Discussion II: Strategies for documentation of grammars and tools

FrancisBond presented a brief introduction and introduced some recent work at Kyoto Unviersity with Jacy DELPH-IN Documentation: Grammars and Treebanks.


  • It is hard to keep track of grammars and tools that are being developed by DELPH-IN members all over the world.
  • So we are using the DELPH-IN wikis and mailing-lists, but these are still incomplete.
  • We need documentation in order to make the resources widely useful.

Work with JACY (Kyoto Uni, NTT, DFKI)

  • Semi-Automatic Lexical Type Documentation for the Japanese grammar, JACY
    • In NTT's HINOKI treebanking project, treebankers are not grammar developers nor linguists. They need a comprehensive and detailed documentation, especially for lexical types, to annotate corpora.
  • Requirements:
    • Semi-automatic documentation
    • Flexible browsing
    • Visible to members all over the world
  • Key ideas:
    • Store various information as relational databases

    • Browse it through the web: Jacy Lexical Types (be our guest)


How to document

  • Description on a high level of the linguistic analysis is often scattered in different papers. It is useful to collect electronic versions of as many papers as possible and link them from the grammar page.

  • Granularity of documentation and modes of documentation depends on users, purposes, or what you want to do with it.

  • Modes of documentation

    • documentation for "internal" people, technical, in the grammar files, viewable from outside.
    • detailed documentation about phenomena, book or papers.
    • very external documentation about installation etc, online
  • The grammar could be annotated with examples, typically for the rules and lexical types.

  • Documentation process should be automated as much as one can, as the NTT system does.

  • Grammar writers should set up multi-language test suites on certain phenomena and differences in the grammars; something like the MRS testsuite for all grammars.

  • Top-level documentation has to be done not only for grammars but also for systems.

  • The model in which one system is maintained by only one developer is frightening. We need documentation to change this situation.

  • The Spanish grammar started with documenting each line of implementation, different phenomena with examples, types. So, it is documented by writing the grammar. This is a good way to document things.
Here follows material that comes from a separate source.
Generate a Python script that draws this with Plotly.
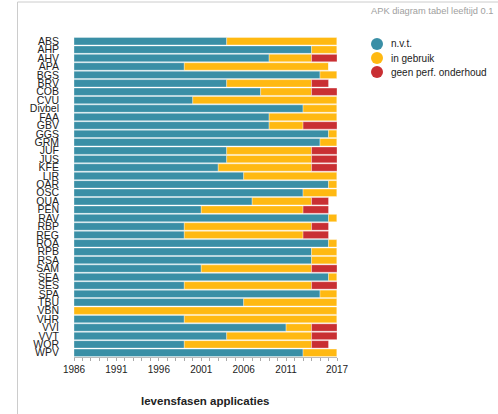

  • As we are now expanding the wiki, we need to decide on a licence for it fast. FrancisBond, egged on by AnnCopestake, suggested the Creative Commons Deed (Attribution 2.5). This would allow people to use the wikied documentation in other works as long as it is attributed.

How to motivate people to document

  • Some things that have been done for one purpose will be used for another purpose. So, the documentation will have to be adapted by people to their needs.
  • Researchers need things that can be inserted into one's CV, and LSA counts electronic documentations as publications, and so does W3C. This can motivate people to write documents.
    • Jeff Good pointed out that the LSA supports the consideration of electronic databases and digital resources as publications for consideration in tenure and promotion To make grammars count as such, we may have to develop some kind of peer review, similar to the processes defined by the Open Language Archives Community. This presentation, from an LSA tutorial on archiving in 2005 discusses how archiving can be understood as publication.
  • A further reason for documentation is to keep track of your own information: putting documenation on-line also makes it easy for the authors to access.
  • A particular place it would be nice to have more documentation is in keeping track of Matrix adaptations, to support the Matrix development.

Future Work

  • Set up a standard for peer reviewd documentation
  • Make DELPH-IN documenation available to the wider community
  • Compare the grammars (how do we want to compare?)